TASK: Identify all lines in the data containing the string "full". Copy them out.

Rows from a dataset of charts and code
◆ ◆ ◆ ◆ ◆

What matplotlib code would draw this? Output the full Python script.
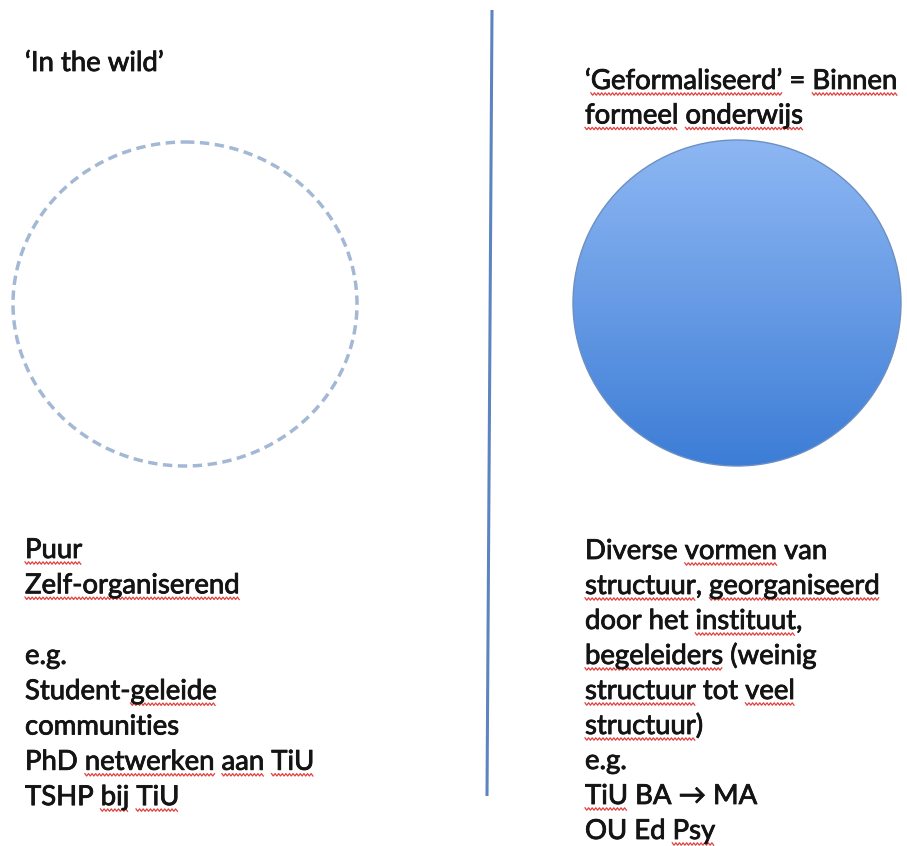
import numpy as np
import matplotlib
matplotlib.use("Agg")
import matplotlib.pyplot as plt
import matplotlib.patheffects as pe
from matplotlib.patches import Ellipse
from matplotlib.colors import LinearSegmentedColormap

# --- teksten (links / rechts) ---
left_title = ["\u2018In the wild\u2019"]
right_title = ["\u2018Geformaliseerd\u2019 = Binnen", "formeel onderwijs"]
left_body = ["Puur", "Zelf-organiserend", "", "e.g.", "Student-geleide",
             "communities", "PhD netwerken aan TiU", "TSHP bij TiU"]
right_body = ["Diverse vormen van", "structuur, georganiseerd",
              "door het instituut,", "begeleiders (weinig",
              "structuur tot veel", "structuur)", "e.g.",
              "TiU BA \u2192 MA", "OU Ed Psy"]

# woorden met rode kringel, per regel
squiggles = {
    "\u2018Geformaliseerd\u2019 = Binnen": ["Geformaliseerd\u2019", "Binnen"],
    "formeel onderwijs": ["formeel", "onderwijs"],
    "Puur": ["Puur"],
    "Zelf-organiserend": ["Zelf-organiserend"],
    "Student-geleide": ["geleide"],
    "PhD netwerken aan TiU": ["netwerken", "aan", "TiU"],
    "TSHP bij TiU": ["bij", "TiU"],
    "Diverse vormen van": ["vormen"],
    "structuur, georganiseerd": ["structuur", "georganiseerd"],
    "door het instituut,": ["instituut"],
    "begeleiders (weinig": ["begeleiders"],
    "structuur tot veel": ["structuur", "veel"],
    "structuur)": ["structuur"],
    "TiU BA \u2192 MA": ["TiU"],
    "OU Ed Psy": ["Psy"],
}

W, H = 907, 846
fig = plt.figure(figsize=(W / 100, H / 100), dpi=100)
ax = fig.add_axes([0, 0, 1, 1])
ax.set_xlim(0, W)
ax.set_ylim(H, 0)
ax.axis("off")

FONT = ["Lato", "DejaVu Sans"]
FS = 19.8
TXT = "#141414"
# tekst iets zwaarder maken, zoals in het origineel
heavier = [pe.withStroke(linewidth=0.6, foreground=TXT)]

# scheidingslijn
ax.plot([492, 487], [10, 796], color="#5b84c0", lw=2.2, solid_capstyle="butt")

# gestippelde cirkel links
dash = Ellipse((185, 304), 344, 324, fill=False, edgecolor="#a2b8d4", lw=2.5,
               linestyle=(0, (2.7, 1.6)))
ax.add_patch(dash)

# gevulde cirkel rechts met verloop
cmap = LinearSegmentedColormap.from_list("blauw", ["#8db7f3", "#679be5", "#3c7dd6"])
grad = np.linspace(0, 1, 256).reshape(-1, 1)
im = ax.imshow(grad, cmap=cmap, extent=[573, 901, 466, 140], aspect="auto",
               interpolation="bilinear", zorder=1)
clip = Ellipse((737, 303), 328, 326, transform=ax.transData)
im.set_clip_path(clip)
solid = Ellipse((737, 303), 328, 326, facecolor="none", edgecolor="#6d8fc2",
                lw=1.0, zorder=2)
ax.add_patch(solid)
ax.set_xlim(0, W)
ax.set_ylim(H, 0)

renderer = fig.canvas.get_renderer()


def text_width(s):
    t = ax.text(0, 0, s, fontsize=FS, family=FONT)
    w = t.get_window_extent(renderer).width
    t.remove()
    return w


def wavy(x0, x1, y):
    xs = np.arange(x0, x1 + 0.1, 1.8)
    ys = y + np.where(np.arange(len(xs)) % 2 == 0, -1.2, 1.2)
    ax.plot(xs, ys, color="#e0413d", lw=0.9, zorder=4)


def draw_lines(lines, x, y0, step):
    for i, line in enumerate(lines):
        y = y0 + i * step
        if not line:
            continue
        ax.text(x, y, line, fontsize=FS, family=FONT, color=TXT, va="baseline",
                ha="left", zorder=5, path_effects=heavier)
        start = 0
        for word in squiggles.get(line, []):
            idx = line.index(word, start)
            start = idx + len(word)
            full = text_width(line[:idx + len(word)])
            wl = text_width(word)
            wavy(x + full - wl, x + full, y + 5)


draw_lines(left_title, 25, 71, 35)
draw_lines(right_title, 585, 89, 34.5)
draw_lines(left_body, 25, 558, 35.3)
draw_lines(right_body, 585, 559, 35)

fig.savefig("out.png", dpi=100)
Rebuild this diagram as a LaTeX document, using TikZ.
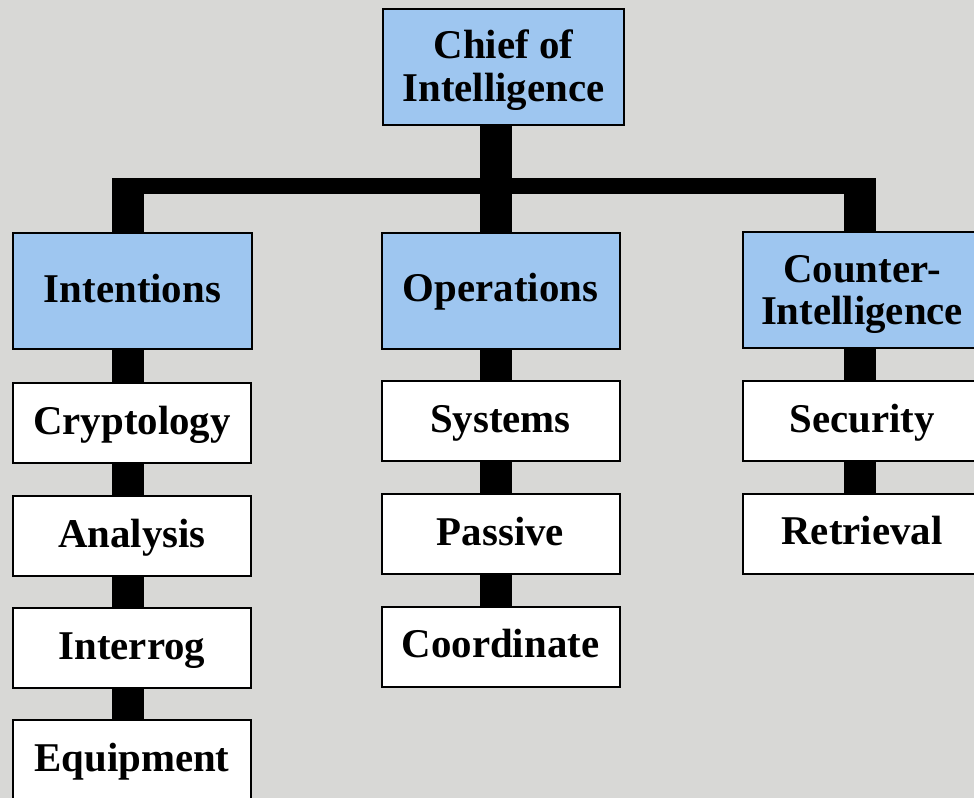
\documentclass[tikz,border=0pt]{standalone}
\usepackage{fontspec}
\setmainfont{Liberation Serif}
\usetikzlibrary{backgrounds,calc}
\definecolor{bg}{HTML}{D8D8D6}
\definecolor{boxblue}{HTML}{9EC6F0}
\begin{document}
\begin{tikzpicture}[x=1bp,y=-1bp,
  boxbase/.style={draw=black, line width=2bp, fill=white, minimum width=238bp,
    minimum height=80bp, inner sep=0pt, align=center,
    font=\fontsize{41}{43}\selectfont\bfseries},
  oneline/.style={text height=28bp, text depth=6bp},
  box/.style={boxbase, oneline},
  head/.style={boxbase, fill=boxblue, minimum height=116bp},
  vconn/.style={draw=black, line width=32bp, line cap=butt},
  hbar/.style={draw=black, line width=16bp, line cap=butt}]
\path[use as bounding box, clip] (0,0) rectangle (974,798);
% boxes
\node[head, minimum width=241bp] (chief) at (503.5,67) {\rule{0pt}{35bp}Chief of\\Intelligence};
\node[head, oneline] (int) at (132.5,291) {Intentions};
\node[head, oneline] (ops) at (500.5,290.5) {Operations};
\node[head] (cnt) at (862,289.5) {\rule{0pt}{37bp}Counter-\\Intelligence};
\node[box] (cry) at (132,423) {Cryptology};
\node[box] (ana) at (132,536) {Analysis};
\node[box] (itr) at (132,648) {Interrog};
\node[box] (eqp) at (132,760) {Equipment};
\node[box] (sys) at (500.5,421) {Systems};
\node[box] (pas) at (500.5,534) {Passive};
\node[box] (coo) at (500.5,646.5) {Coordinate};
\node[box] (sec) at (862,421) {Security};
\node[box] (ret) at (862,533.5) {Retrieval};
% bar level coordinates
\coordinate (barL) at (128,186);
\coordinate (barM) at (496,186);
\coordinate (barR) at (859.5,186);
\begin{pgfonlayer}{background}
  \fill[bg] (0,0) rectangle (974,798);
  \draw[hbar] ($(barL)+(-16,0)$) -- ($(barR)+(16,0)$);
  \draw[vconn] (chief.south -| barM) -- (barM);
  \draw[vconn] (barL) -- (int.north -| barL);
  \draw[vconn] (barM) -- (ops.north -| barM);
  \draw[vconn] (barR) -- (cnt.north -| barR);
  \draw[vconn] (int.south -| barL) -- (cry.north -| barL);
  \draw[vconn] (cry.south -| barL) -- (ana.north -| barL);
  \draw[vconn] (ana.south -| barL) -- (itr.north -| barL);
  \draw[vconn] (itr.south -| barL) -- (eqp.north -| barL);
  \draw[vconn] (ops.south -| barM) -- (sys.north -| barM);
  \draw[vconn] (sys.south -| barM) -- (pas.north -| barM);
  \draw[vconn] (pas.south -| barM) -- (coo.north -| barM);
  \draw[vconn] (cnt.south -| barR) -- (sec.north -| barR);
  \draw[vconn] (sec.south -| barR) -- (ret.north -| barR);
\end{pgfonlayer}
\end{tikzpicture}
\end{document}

◆ ◆ ◆ ◆ ◆

TASK SOLUTION:
What matplotlib code would draw this? Output the full Python script.
            full = text_width(line[:idx + len(word)])
            wavy(x + full - wl, x + full, y + 5)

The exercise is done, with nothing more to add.